WHAT TO DO: Scan each line of the records for the word "Output" and extract the ones that have it.

— begin —

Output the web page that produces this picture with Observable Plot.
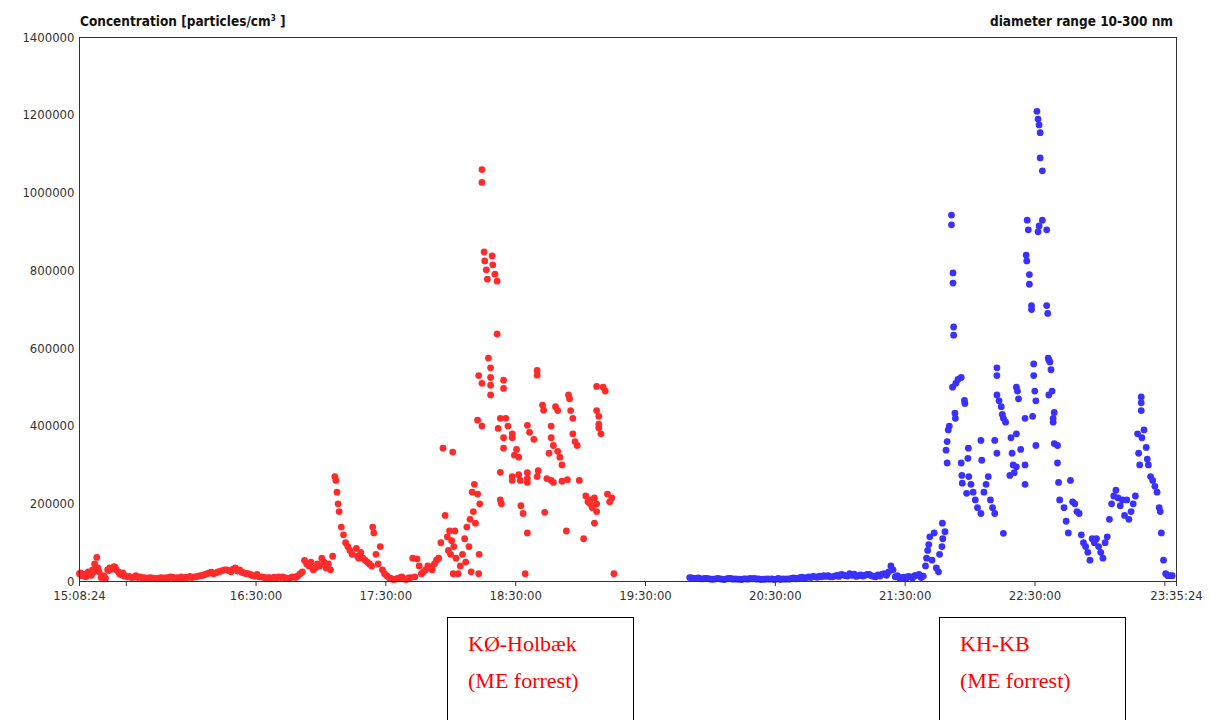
<!DOCTYPE html>
<html><head><meta charset="utf-8">
<script src="https://cdn.jsdelivr.net/npm/d3@7"></script>
<script src="https://cdn.jsdelivr.net/npm/@observablehq/plot@0.6"></script>
<style>
body{margin:0;background:#fff;font-family:"DejaVu Sans",sans-serif;}
#wrap{position:relative;width:1211px;height:720px;overflow:hidden;}
#chart{position:absolute;left:0;top:0;}
.t{position:absolute;font-weight:bold;font-size:13.5px;color:#111;font-family:"DejaVu Sans Condensed","DejaVu Sans",sans-serif;}
.box{position:absolute;top:617px;width:187px;height:120px;border:1px solid #000;font-family:"Liberation Serif",serif;color:#f00;font-size:22px;line-height:37px;box-sizing:border-box;padding:7px 0 0 20px;}
</style></head>
<body><div id="wrap">
<div id="chart"></div>
<div class="t" style="left:80px;top:13px">Concentration [particles/cm<sup style="font-size:8px">3</sup> ]</div>
<div class="t" style="right:38px;top:13px">diameter range 10-300 nm</div>
<div class="box" style="left:447px">KØ-Holbæk<br>(ME forrest)</div>
<div class="box" style="left:939px">KH-KB<br>(ME forrest)</div>
</div>
<script>
// minutes after 15:08:24, concentration in thousands of particles/cm3
const redMinutes = [0,1,2,3,4,5,6,7,8,9,10,11,12,13,14,15,16,17,18,19,20,21,22,24,26,28,30,34,38,42,46,50,54,56,58,60,62,64,66,68,70,72,74,76,78,80,82,84,88,92,96,100,102,104,106,108,110,112,114,116,118,118.5,119,119.5,120,121,122,123,124,125,126,128,129,130,132,133,135,135.5,136,138,139,140,143,145,147,149,151,153,154,156,157,159,161,163,165,166,167,168,169,170,170.5,171,171.5,172,172.5,172.7,173,173.5,174,175,176,177,178,178.5,179,180,180.5,181,181.5,182,182.5,183,184,184.5,184.7,185,184,184.5,186,186,186,186,187,187.3,188,188.5,189,190,190,190,190,190.7,191,192,193,193,193.5,194.5,194.5,194.5,195,196,196,196,196,197,198,200,200,200,200,201,202,203,203,203.7,204,205,206,207,207,207,207,207,208,210,211.5,211.5,211.5,212,214,214.5,215,216,217,218,218,218,219,219,220,221,221,222,223,223,225,225.5,226,226.5,227,228,228,229,230,231,233,234,235,236,236,237,238,238,239,239,239,239,240,240,240,241,242,243,244,245,246,247];
const redValues = [20,15,18,12,25,20,30,45,62,25,10,15,8,30,35,32,38,30,25,18,22,15,12,10,15,12,10,8,10,12,8,10,12,15,18,22,20,25,28,30,25,35,30,22,20,15,18,12,10,12,8,10,20,54,40,30,45,60,35,30,270,260,230,200,180,140,120,100,90,80,70,85,60,75,55,50,40,140,125,45,90,30,10,5,8,12,5,10,60,58,40,25,40,30,55,60,100,343,170,115,80,130,70,105,333,20,90,130,60,20,40,70,110,50,140,90,160,25,230,180,250,150,225,20,70,200,415,530,400,1060,510,1027,848,825,802,778,575,550,525,480,505,838,815,791,773,637,394,420,281,210,200,518,370,343,497,420,400,380,370,270,260,325,340,320,275,260,195,175,20,280,125,265,255,402,384,366,543,531,270,285,454,441,178,265,330,400,260,370,255,350,450,440,335,320,258,300,130,262,480,470,440,420,380,360,350,260,110,220,205,200,210,190,215,150,180,200,502,440,425,405,395,380,500,490,225,205,215,20,18,17,16,15];
// extra readings in the dense low band
const redLowMinutes = [0.5,1.5,2.5,3.5,5.5,6.5,8.5,11.5,13.5,16.5,18.5,20.5,23,25,27,29,31,32,33,35,36,37,39,40,41,43,44,45,47,48,49,51,52,53,55,57,59,61,63,65,67,69,71,73,75,77,79,81,83,85,86,87,89,90,91,93,94,95,97,98,99,101,103,105,107,109,111,113,115,117,128.5,131,134,137,141,142,144,146,148,150,152,155,158,160,162,164];
const redLowValues = [22,18,14,20,16,25,35,12,28,36,20,14,13,11,10,9,8,9,10,8,7,9,8,10,9,11,8,10,12,9,11,13,10,12,14,16,20,24,22,26,30,28,32,27,24,20,18,14,12,11,9,10,8,11,9,10,12,9,8,11,12,15,25,45,50,35,40,50,45,65,65,60,45,70,20,15,8,6,10,7,9,12,20,30,35,45];
const blueMinutes = [282,284,286,288,290,293,296,300,304,308,312,316,320,324,328,332,336,340,344,348,352,356,360,364,368,372,375,378,380,382,384,386,388,389,391,391.5,392,392.5,393,395,397,397.5,398.6,398.8,400,400.5,401,401,401.5,402,403,403,403.5,403.7,403.7,404,404,404.6,404.8,405,406,407.5,407.5,407.8,408,409,409.2,410,410.6,410.8,411,412,413,414,415,416.6,416.6,417,418,419,420,421,422,423,423,424,424,424,424,425,426,426.5,427,427,428,430,430.5,431,431.5,432,433,433,433,433.5,434,435,437,437,437,437.5,437.8,438,438.5,439,439,440,440,440.5,441,441,441.5,442,442,442.5,443,443,443.5,443.5,444,444,445,445,447,447,447.5,447.7,448,448,448.5,449,449.5,450,450,450.5,450.5,452,452,452.5,453,455,456,457,458,459,460,461,462,463,464,465,466,467,468,469,470,471,472,473,474,475,476,477,478,479,480,481,482,483,484,485,486,487,488,489,489.5,490,490.7,490.7,490.7,491,492,493,493.5,494,495,496,497,498,499,499.5,500,501,502,503,504,505];
const blueValues = [10,8,9,7,8,6,7,8,6,7,8,6,7,5,6,8,10,12,15,12,18,20,15,18,12,20,40,15,10,8,12,15,18,10,40,60,80,95,115,125,25,70,90,150,128,338,360,305,390,400,943,918,500,794,768,655,634,433,420,510,520,525,305,273,253,466,458,227,317,343,270,250,230,210,190,175,363,312,230,250,270,210,190,175,363,330,550,530,480,465,450,430,124,420,410,273,370,330,300,280,295,380,500,490,470,340,300,250,420,840,825,930,905,790,765,710,700,425,530,560,490,465,350,1210,900,1190,915,1175,1155,1090,1057,930,905,710,690,575,570,480,565,545,490,420,410,435,355,350,305,255,210,190,155,125,260,205,200,180,175,120,100,90,75,55,110,100,110,90,75,60,100,115,160,200,220,235,215,195,210,170,210,160,180,200,220,380,330,300,475,460,440,370,390,345,315,300,270,260,245,230,190,180,125,55,20,15,15,15];
// extra readings in the dense low band
const blueLowMinutes = [283,285,287,289,291,292,294,295,297,298,299,301,302,303,305,306,307,309,310,311,313,314,315,317,318,319,321,322,323,325,326,327,329,330,331,333,334,335,337,338,339,341,342,343,345,346,347,349,350,351,353,354,355,357,358,359,361,362,363,365,366,367,369,370,371,373,374,376,377,379,381,383,385,387,390,394,396,399];
const blueLowValues = [9,8,7,8,7,6,7,8,6,5,7,8,6,7,6,5,7,6,8,7,6,7,5,6,7,6,5,6,8,7,6,7,8,9,7,10,11,8,12,10,13,11,14,12,13,15,12,14,16,13,17,15,14,16,19,13,17,14,16,18,15,13,17,14,19,16,25,30,12,9,11,13,9,16,14,55,35,110];

const base = new Date(2000,0,1,15,8,24);
const toDate = m => new Date(base.getTime() + m*60000);
const mk = (ms, vs) => ms.map((m,i)=>({t:toDate(m), v:vs[i]*1000}));
const red = mk(redMinutes, redValues).concat(mk(redLowMinutes, redLowValues));
const blue = mk(blueMinutes, blueValues).concat(mk(blueLowMinutes, blueLowValues));

const xTicks = [[15,8,24],[15,30,0],[16,30,0],[17,30,0],[18,30,0],[19,30,0],[20,30,0],[21,30,0],[22,30,0],[23,30,0],[23,35,24]].map(a=>new Date(2000,0,1,a[0],a[1],a[2]));
const yTicks = [0,200000,400000,600000,800000,1000000,1200000,1400000];
const fmt = d3.timeFormat("%H:%M:%S");

const chart = Plot.plot({
  width:1211, height:612,
  marginLeft:79, marginRight:35, marginTop:37, marginBottom:31,
  style:{fontFamily:"'DejaVu Sans Condensed','DejaVu Sans',sans-serif", fontSize:"13px", color:"#333"},
  x:{type:"time", domain:[xTicks[0], xTicks[xTicks.length-1]], ticks:xTicks, tickSize:5,
     tickFormat:d=> (d.getMinutes()===30 && (d.getHours()===15||d.getHours()===23)) ? "" : fmt(d), label:null},
  y:{domain:[0,1400000], ticks:yTicks, tickSize:0, tickFormat:d3.format("d"), label:null, tickPadding:5},
  marks:[
    Plot.dot(red,{x:"t",y:"v",r:3.4,fill:"#ff2b2b",stroke:null}),
    Plot.dot(blue,{x:"t",y:"v",r:3.4,fill:"#3a30ff",stroke:null}),
    Plot.frame({stroke:"#333"})
  ]
});
document.getElementById("chart").appendChild(chart);
</script>
</body></html>
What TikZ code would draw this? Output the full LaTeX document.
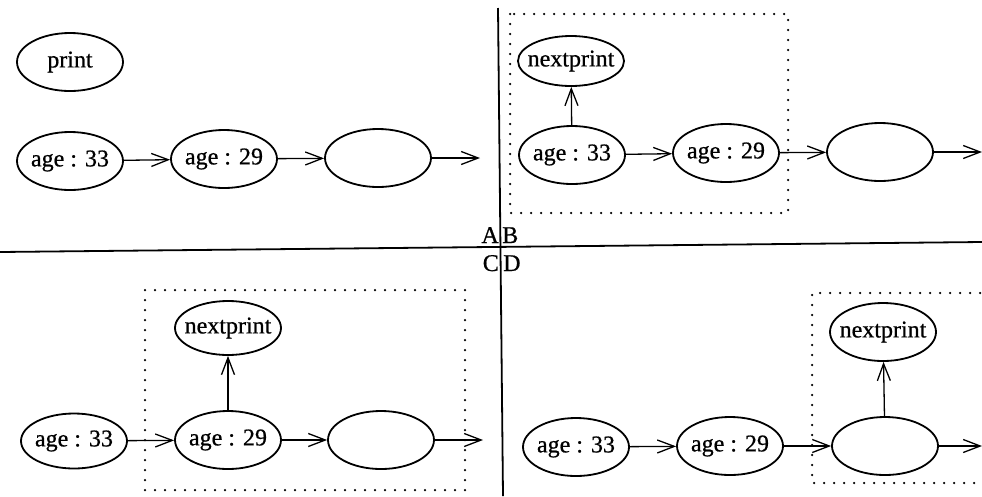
\documentclass[tikz,border=0pt]{standalone}
\usepackage{fontspec}
\setmainfont{Liberation Serif}
\newfontfamily\diagfont[FakeBold=0.7]{Liberation Serif}
\usetikzlibrary{shapes.geometric,arrows.meta}
\begin{document}
\begin{tikzpicture}[x=1pt,y=-1pt,
  obj/.style={ellipse,draw,line width=1.8pt,minimum width=106pt,minimum height=58pt,inner xsep=-20pt,inner ysep=0pt,font=\diagfont\fontsize{24}{28}\selectfont},
  link/.style={line width=1.3pt,-{Straight Barb[length=17pt,width=13pt,line width=1.3pt]}},
  grp/.style={line width=2.5pt,line cap=round,dash pattern=on 0pt off 10pt},
  divider/.style={line width=1.8pt},
  lbl/.style={inner sep=0pt,font=\diagfont\fontsize{24}{28}\selectfont}]
\useasboundingbox (0,0) rectangle (982,496);
\fill[white] (0,0) rectangle (982,496);
% dividers
\coordinate (hl) at (0,252); \coordinate (hr) at (982,242);
\coordinate (vt) at (498,8); \coordinate (vb) at (503,496);
\draw[divider] (hl) -- (hr);
\draw[divider] (vt) -- (vb);
\node[lbl,anchor=base east] (lA) at (499,243) {A};
\node[lbl,anchor=base west] (lB) at (502,243) {B};
\node[lbl,anchor=base east] (lC) at (499,271) {C};
\node[lbl,anchor=base west] (lD) at (503,271) {D};
% Panel A
\node[obj] (pA) at (70,62) {print};
\node[obj] (a33A) at (70,161) {age : 33};
\node[obj] (a29A) at (224,159) {age : 29};
\node[obj] (eA) at (378,158) {};
\coordinate (endA) at (480,158);
\draw[link] (a33A) -- (a29A);
\draw[link] (a29A) -- (eA);
\draw[link] (eA) -- (endA);
% Panel B
\draw[grp] (510,14) rectangle (788,213);
\node[obj,minimum height=50pt] (npB) at (571,61) {nextprint};
\node[obj] (a33B) at (572,155) {age : 33};
\node[obj] (a29B) at (726,153) {age : 29};
\node[obj] (eB) at (880,152) {};
\coordinate (endB) at (982,152);
\draw[link] (a33B) -- (npB);
\draw[link] (a33B) -- (a29B);
\draw[link] (a29B) -- (eB);
\draw[link] (eB) -- (endB);
% Panel C
\draw[grp] (145,290) rectangle (465,490);
\node[obj,minimum height=54pt] (npC) at (228,328) {nextprint};
\node[obj,minimum height=55pt] (a33C) at (74,441) {age : 33};
\node[obj] (a29C) at (228,440) {age : 29};
\node[obj] (eC) at (381,440) {};
\coordinate (endC) at (483,440);
\draw[link] (a29C) -- (npC);
\draw[link] (a33C) -- (a29C);
\draw[link] (a29C) -- (eC);
\draw[link] (eC) -- (endC);
% Panel D
\draw[grp] (990,293) -- (812,293) -- (812,483) -- (990,483);
\node[obj] (npD) at (883,332) {nextprint};
\node[obj] (a33D) at (576,447) {age : 33};
\node[obj] (a29D) at (730,446) {age : 29};
\node[obj] (eD) at (885,446) {};
\coordinate (endD) at (982,446);
\draw[link] (eD) -- (npD);
\draw[link] (a33D) -- (a29D);
\draw[link] (a29D) -- (eD);
\draw[link] (eD) -- (endD);
\end{tikzpicture}
\end{document}
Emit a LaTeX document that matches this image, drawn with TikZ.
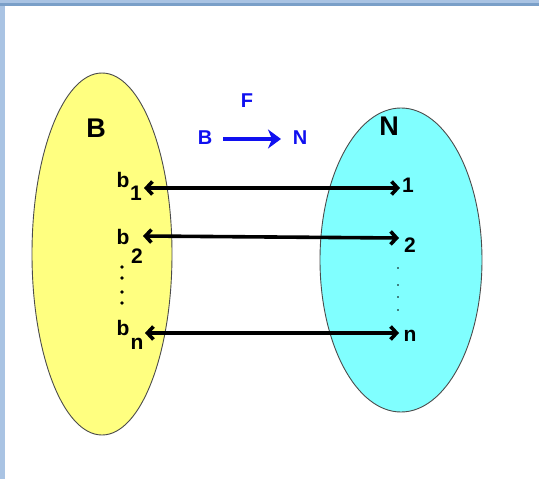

— end —

THE RESULT:
Output the web page that produces this picture with Observable Plot.
What TikZ code would draw this? Output the full LaTeX document.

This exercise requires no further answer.